Oui, le Vieux-Marché offre à tous ses invités le roc, dolmen de toutes nos espérances, la maison, accueil de tous nos exils, le feu, lumière pour toutes nos errances, la source, origine de toute renaissance.

Le pardon du Vieux-Marché, une démarche pour accueillir une parole, celle de l’étranger, parole qui nous met en route, parole qui fait de nous une humanité nouvelle.
En ces temps de mondialisation, partager le pain, le sel et l’eau construit cette humanité plurielle d’une manière singulière. Ensemble, chacun devient compagnon.
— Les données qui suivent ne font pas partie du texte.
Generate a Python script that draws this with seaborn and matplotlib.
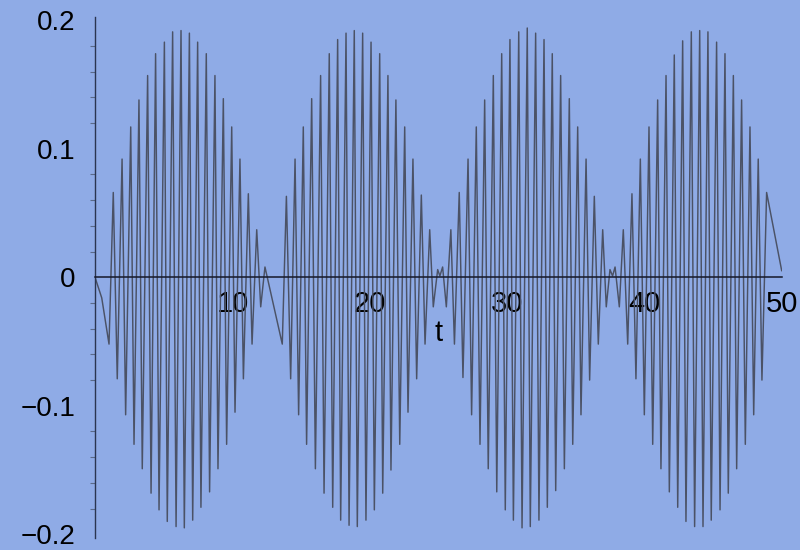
import matplotlib
matplotlib.use('Agg')
import matplotlib.pyplot as plt
from matplotlib.ticker import MultipleLocator
import pandas as pd
import seaborn as sns

# plotted curve, vertex by vertex
t_vals = [
    # first lobe
    0.00, 0.49, 1.02, 1.33, 1.62, 1.97, 2.23, 2.60, 2.84, 3.20, 3.44, 3.83, 4.08, 4.41,
    4.66, 5.05, 5.26, 5.65, 5.90, 6.26, 6.50, 6.87, 7.11, 7.47, 7.71, 8.10, 8.34, 8.73,
    8.95, 9.34, 9.58, 9.95, 10.19, 10.55, 10.80, 11.16, 11.43, 11.77, 12.06, 12.37, 13.63,
    # second lobe
    13.93, 14.24, 14.56, 14.82, 15.16, 15.40, 15.77, 16.04, 16.42, 16.67, 17.05, 17.30,
    17.66, 17.88, 18.27, 18.49, 18.87, 19.09, 19.48, 19.72, 20.09, 20.33, 20.72, 20.94,
    21.32, 21.54, 21.90, 22.18, 22.54, 22.78, 23.14, 23.41, 23.75, 24.02, 24.36, 24.62,
    24.94, 25.10, 25.30, 25.57, 25.90, 26.16, 26.51, 26.78,
    # third lobe
    27.15, 27.41, 27.75, 28.02, 28.36, 28.62, 28.99, 29.24, 29.60, 29.86, 30.20, 30.45,
    30.84, 31.08, 31.46, 31.68, 32.07, 32.31, 32.68, 32.92, 33.28, 33.53, 33.89, 34.16,
    34.52, 34.77, 35.13, 35.37, 35.74, 36.00, 36.34, 36.63, 36.95, 37.21, 37.48, 37.67,
    37.85, 38.16, 38.45, 38.77, 39.08, 39.37,
    # fourth lobe
    39.69, 39.98, 40.32, 40.59, 40.95, 41.19, 41.56, 41.80, 42.16, 42.41, 42.77, 43.01,
    43.40, 43.64, 44.01, 44.25, 44.61, 44.85, 45.24, 45.49, 45.85, 46.09, 46.46, 46.70,
    47.06, 47.33, 47.67, 47.94, 48.27, 48.54, 48.88, 49.98,
]
x_vals = [
    # first lobe
    0.000, -0.016, -0.052, 0.066, -0.079, 0.092, -0.107, 0.117, -0.130, 0.138, -0.149, 0.157, -0.168, 0.174,
    -0.181, 0.183, -0.190, 0.191, -0.194, 0.192, -0.195, 0.190, -0.189, 0.183, -0.179, 0.174, -0.167, 0.157,
    -0.149, 0.139, -0.130, 0.117, -0.105, 0.092, -0.079, 0.065, -0.052, 0.037, -0.023, 0.008, -0.052,
    # second lobe
    0.063, -0.079, 0.092, -0.107, 0.117, -0.130, 0.139, -0.149, 0.157, -0.168, 0.174, -0.179,
    0.185, -0.189, 0.190, -0.193, 0.192, -0.194, 0.190, -0.189, 0.183, -0.181, 0.174, -0.168,
    0.157, -0.150, 0.138, -0.130, 0.117, -0.105, 0.092, -0.079, 0.064, -0.052, 0.037, -0.023,
    0.006, 0.001, 0.008, -0.023, 0.037, -0.052, 0.066, -0.078,
    # third lobe
    0.092, -0.107, 0.117, -0.130, 0.138, -0.149, 0.157, -0.167, 0.174, -0.181, 0.185, -0.189,
    0.191, -0.195, 0.194, -0.194, 0.190, -0.189, 0.185, -0.179, 0.174, -0.166, 0.157, -0.149,
    0.139, -0.130, 0.117, -0.107, 0.092, -0.080, 0.063, -0.052, 0.037, -0.023, 0.006, 0.001,
    0.008, -0.023, 0.037, -0.052, 0.065, -0.079,
    # fourth lobe
    0.092, -0.107, 0.117, -0.130, 0.138, -0.149, 0.157, -0.167, 0.173, -0.179, 0.184, -0.190,
    0.191, -0.194, 0.192, -0.194, 0.191, -0.189, 0.183, -0.181, 0.174, -0.168, 0.157, -0.149,
    0.138, -0.130, 0.117, -0.107, 0.092, -0.080, 0.066, 0.005,
]

xtick_pos = [10, 20, 30, 40, 50]
xtick_labels = ['10', '20', '30', '40', '50']
ytick_pos = [-0.2, -0.1, 0, 0.1, 0.2]
ytick_labels = ['\u22120.2', '\u22120.1', '0', '0.1', '0.2']

BG = '#8fabe6'

sns.set_style('white', {'axes.facecolor': BG, 'figure.facecolor': BG,
                        'text.color': 'black', 'xtick.color': 'black',
                        'ytick.color': 'black'})
plt.rcParams['font.family'] = ['Liberation Sans', 'DejaVu Sans']

fig = plt.figure(figsize=(8, 5.5), dpi=100)
ax = fig.add_axes([0.11875, 0.0225, 0.85875, 0.9467])

df = pd.DataFrame({'t': t_vals, 'x': x_vals})
sns.lineplot(data=df, x='t', y='x', sort=False, estimator=None,
             color='#4b5266', linewidth=1.05, ax=ax)

ax.set_xlim(0, 50)
ax.set_ylim(-0.2026, 0.2026)

for s in ['top', 'right']:
    ax.spines[s].set_visible(False)
ax.spines['bottom'].set_position(('data', 0))
ax.spines['bottom'].set_color('#15182a')
ax.spines['left'].set_color('#2a3550')
ax.spines['bottom'].set_linewidth(1.1)
ax.spines['left'].set_linewidth(1.0)

ax.set_xticks(xtick_pos)
ax.set_xticklabels(xtick_labels)
ax.set_yticks(ytick_pos)
ax.set_yticklabels(ytick_labels)
ax.yaxis.set_minor_locator(MultipleLocator(0.02))
ax.tick_params(axis='x', length=0, pad=9.5, labelsize=21, labelcolor='black')
ax.tick_params(axis='y', which='major', direction='out', length=7.5, width=0.8,
               color='#2a3550', pad=6.5, labelsize=20, labelcolor='black')
ax.tick_params(axis='y', which='minor', direction='out', length=3.5, width=0.8,
               color='#5a6a8a', left=True)

ax.set_xlabel('t', fontsize=21, color='black')
ax.set_ylabel('')
ax.xaxis.set_label_coords(0.5, 0.42)

fig.savefig('out.png', dpi=100, facecolor=BG)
Voici que se lève le temps d’une responsabilité à prendre, d’une solidarité à vivre, d’une espérance à partager. lei, au Vieux-Marché, dans cette démarche du pardon des Sept Dormants d’Éphèse, nous voulons nous réveiller, nous tenir en éveil. Nous voulons vivre et faire vivre cette humanité que nous portons comme un précieux trésor. Nous désirons faire la fête pour un monde qui accueille et se laisse accueillir. Vivre l’expérience d’Abraham à Hébron, de Moïse sur la montagne du Sinaï, de Jésus sur la colline de Golgotha, de Muhammad à Médine, la ville qui accueille son émigration, de François d’Assise à Damiette pour un temps de courtoisie au cœur de la violence, de Gandhi à Bénarès près du Gange, de Charles de Foucauld dans la solitude du Hoggar.
Ces lieux pleins d’humanité, ces espaces favorables à la rencontre, Louis Massígnon les a tous fréquentés.Terre de la permanence où les nomades de l’éternel peuvent faire une halte, pour donner sens à leur marche, où l’homme peut se laisser accueillir par cette présence infinie de l’invisible, où chaque homme peut devenir l’hôte de Dieu.

Alors pourra commencer le fest-noz, cette ronde ouverte à tous ceux qui veulent vibrer au rythme de la fraternité.